**INSTRUCTIONS TO FOLLOW**: Please, without the pictures, retype exactly the lines from the start of the material through the line that holds "var yName = 'Frequency';".

**DATA EXCERPT**:
---------------
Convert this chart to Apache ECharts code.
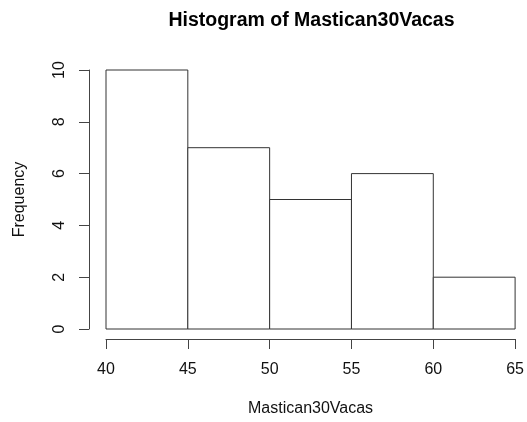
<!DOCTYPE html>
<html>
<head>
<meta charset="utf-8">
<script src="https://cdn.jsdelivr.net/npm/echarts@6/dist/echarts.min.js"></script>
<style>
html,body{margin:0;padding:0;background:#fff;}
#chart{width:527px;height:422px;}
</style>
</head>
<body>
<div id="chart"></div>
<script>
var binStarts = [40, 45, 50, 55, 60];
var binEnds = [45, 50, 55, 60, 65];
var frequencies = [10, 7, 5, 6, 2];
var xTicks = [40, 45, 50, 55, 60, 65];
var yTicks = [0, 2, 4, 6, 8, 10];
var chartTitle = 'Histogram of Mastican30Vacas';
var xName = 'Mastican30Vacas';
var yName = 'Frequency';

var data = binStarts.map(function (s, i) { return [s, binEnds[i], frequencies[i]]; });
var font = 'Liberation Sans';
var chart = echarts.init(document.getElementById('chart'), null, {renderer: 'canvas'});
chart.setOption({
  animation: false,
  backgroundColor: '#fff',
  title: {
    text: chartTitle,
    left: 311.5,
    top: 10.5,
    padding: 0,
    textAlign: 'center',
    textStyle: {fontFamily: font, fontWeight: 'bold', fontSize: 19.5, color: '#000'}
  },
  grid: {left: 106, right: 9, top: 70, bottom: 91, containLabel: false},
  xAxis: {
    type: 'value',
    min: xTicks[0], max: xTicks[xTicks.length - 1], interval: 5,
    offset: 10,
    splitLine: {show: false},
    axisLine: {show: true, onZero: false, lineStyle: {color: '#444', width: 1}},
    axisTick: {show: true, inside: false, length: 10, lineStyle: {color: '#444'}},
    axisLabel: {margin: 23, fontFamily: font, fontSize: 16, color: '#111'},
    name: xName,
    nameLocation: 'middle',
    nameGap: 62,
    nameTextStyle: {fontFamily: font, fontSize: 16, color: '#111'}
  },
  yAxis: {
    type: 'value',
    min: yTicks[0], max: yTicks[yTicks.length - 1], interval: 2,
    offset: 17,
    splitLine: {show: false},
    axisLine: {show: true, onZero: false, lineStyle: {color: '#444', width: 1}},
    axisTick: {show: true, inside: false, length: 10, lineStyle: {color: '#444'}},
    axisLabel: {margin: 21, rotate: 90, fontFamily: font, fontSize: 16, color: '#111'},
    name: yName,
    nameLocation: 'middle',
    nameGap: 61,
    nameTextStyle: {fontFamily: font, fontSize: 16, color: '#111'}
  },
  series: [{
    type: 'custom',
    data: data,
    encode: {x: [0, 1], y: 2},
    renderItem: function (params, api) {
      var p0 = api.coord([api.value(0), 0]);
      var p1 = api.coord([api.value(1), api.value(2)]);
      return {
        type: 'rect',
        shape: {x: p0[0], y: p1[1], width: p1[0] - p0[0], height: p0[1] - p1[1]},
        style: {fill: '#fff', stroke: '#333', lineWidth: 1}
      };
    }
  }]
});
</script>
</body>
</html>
---------------
**TASK SOLUTION**:
Convert this chart to Apache ECharts code.
<!DOCTYPE html>
<html>
<head>
<meta charset="utf-8">
<script src="https://cdn.jsdelivr.net/npm/echarts@6/dist/echarts.min.js"></script>
<style>
html,body{margin:0;padding:0;background:#fff;}
#chart{width:527px;height:422px;}
</style>
</head>
<body>
<div id="chart"></div>
<script>
var binStarts = [40, 45, 50, 55, 60];
var binEnds = [45, 50, 55, 60, 65];
var frequencies = [10, 7, 5, 6, 2];
var xTicks = [40, 45, 50, 55, 60, 65];
var yTicks = [0, 2, 4, 6, 8, 10];
var chartTitle = 'Histogram of Mastican30Vacas';
var xName = 'Mastican30Vacas';
var yName = 'Frequency';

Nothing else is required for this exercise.